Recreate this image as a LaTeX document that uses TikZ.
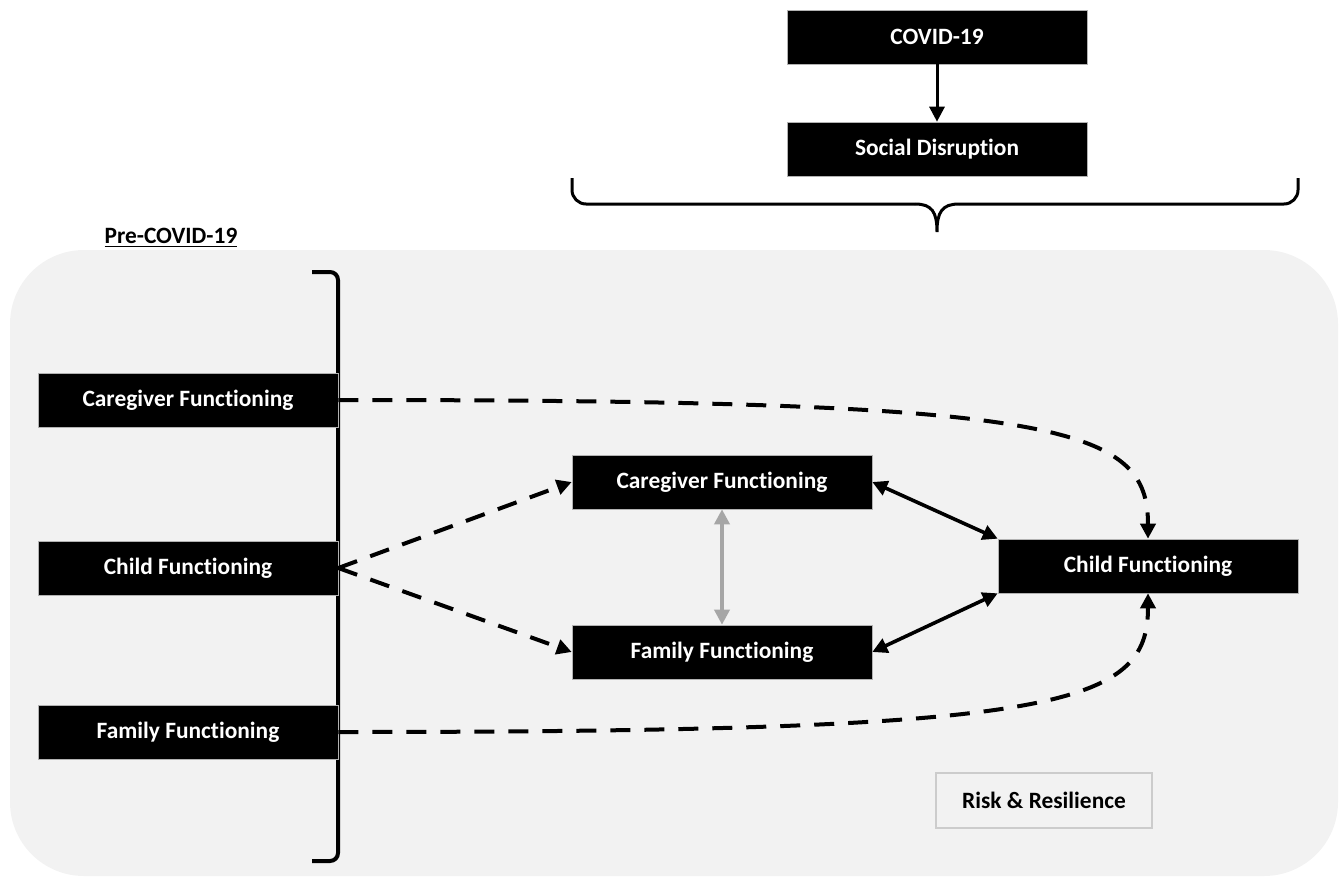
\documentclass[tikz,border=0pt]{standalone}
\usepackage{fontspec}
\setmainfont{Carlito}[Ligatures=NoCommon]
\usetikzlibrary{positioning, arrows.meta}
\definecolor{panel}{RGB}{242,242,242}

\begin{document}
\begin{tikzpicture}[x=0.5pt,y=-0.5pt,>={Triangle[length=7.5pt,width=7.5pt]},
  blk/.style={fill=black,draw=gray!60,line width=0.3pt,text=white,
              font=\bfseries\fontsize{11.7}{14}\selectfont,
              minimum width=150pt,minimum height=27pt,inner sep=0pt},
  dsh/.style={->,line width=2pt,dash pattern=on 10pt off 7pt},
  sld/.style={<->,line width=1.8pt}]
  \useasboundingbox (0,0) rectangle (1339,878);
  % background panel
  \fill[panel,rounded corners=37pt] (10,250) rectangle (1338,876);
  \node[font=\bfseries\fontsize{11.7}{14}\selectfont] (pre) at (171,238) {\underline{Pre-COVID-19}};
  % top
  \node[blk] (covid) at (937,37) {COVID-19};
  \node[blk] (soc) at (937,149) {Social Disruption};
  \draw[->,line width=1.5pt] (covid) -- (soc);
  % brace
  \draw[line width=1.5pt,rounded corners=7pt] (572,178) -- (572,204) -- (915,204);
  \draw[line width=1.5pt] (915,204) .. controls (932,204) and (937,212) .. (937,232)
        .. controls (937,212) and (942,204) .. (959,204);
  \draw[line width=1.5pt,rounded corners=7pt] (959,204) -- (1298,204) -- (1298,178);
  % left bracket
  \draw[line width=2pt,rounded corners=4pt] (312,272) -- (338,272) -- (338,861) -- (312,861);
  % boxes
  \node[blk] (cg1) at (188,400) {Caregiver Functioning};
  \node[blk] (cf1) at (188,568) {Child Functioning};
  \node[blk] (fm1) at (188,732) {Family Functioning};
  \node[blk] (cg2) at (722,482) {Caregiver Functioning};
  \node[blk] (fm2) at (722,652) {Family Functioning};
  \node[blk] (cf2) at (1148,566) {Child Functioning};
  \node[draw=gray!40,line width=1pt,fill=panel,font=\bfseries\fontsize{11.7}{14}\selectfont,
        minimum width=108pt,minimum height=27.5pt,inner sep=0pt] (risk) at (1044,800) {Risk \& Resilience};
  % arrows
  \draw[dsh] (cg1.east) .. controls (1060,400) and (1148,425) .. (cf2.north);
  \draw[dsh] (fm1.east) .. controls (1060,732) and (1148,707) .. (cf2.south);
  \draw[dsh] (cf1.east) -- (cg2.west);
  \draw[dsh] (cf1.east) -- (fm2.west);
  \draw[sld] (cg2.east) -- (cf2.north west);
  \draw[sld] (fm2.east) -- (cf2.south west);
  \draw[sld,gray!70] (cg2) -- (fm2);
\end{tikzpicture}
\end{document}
#####
What you need to do: Without the pictures, write out the whole listing above exactly as it appears.

Reply to the exercise:
Recreate this image as a LaTeX document that uses TikZ.
\documentclass[tikz,border=0pt]{standalone}
\usepackage{fontspec}
\setmainfont{Carlito}[Ligatures=NoCommon]
\usetikzlibrary{positioning, arrows.meta}
\definecolor{panel}{RGB}{242,242,242}

\begin{document}
\begin{tikzpicture}[x=0.5pt,y=-0.5pt,>={Triangle[length=7.5pt,width=7.5pt]},
  blk/.style={fill=black,draw=gray!60,line width=0.3pt,text=white,
              font=\bfseries\fontsize{11.7}{14}\selectfont,
              minimum width=150pt,minimum height=27pt,inner sep=0pt},
  dsh/.style={->,line width=2pt,dash pattern=on 10pt off 7pt},
  sld/.style={<->,line width=1.8pt}]
  \useasboundingbox (0,0) rectangle (1339,878);
  % background panel
  \fill[panel,rounded corners=37pt] (10,250) rectangle (1338,876);
  \node[font=\bfseries\fontsize{11.7}{14}\selectfont] (pre) at (171,238) {\underline{Pre-COVID-19}};
  % top
  \node[blk] (covid) at (937,37) {COVID-19};
  \node[blk] (soc) at (937,149) {Social Disruption};
  \draw[->,line width=1.5pt] (covid) -- (soc);
  % brace
  \draw[line width=1.5pt,rounded corners=7pt] (572,178) -- (572,204) -- (915,204);
  \draw[line width=1.5pt] (915,204) .. controls (932,204) and (937,212) .. (937,232)
        .. controls (937,212) and (942,204) .. (959,204);
  \draw[line width=1.5pt,rounded corners=7pt] (959,204) -- (1298,204) -- (1298,178);
  % left bracket
  \draw[line width=2pt,rounded corners=4pt] (312,272) -- (338,272) -- (338,861) -- (312,861);
  % boxes
  \node[blk] (cg1) at (188,400) {Caregiver Functioning};
  \node[blk] (cf1) at (188,568) {Child Functioning};
  \node[blk] (fm1) at (188,732) {Family Functioning};
  \node[blk] (cg2) at (722,482) {Caregiver Functioning};
  \node[blk] (fm2) at (722,652) {Family Functioning};
  \node[blk] (cf2) at (1148,566) {Child Functioning};
  \node[draw=gray!40,line width=1pt,fill=panel,font=\bfseries\fontsize{11.7}{14}\selectfont,
        minimum width=108pt,minimum height=27.5pt,inner sep=0pt] (risk) at (1044,800) {Risk \& Resilience};
  % arrows
  \draw[dsh] (cg1.east) .. controls (1060,400) and (1148,425) .. (cf2.north);
  \draw[dsh] (fm1.east) .. controls (1060,732) and (1148,707) .. (cf2.south);
  \draw[dsh] (cf1.east) -- (cg2.west);
  \draw[dsh] (cf1.east) -- (fm2.west);
  \draw[sld] (cg2.east) -- (cf2.north west);
  \draw[sld] (fm2.east) -- (cf2.south west);
  \draw[sld,gray!70] (cg2) -- (fm2);
\end{tikzpicture}
\end{document}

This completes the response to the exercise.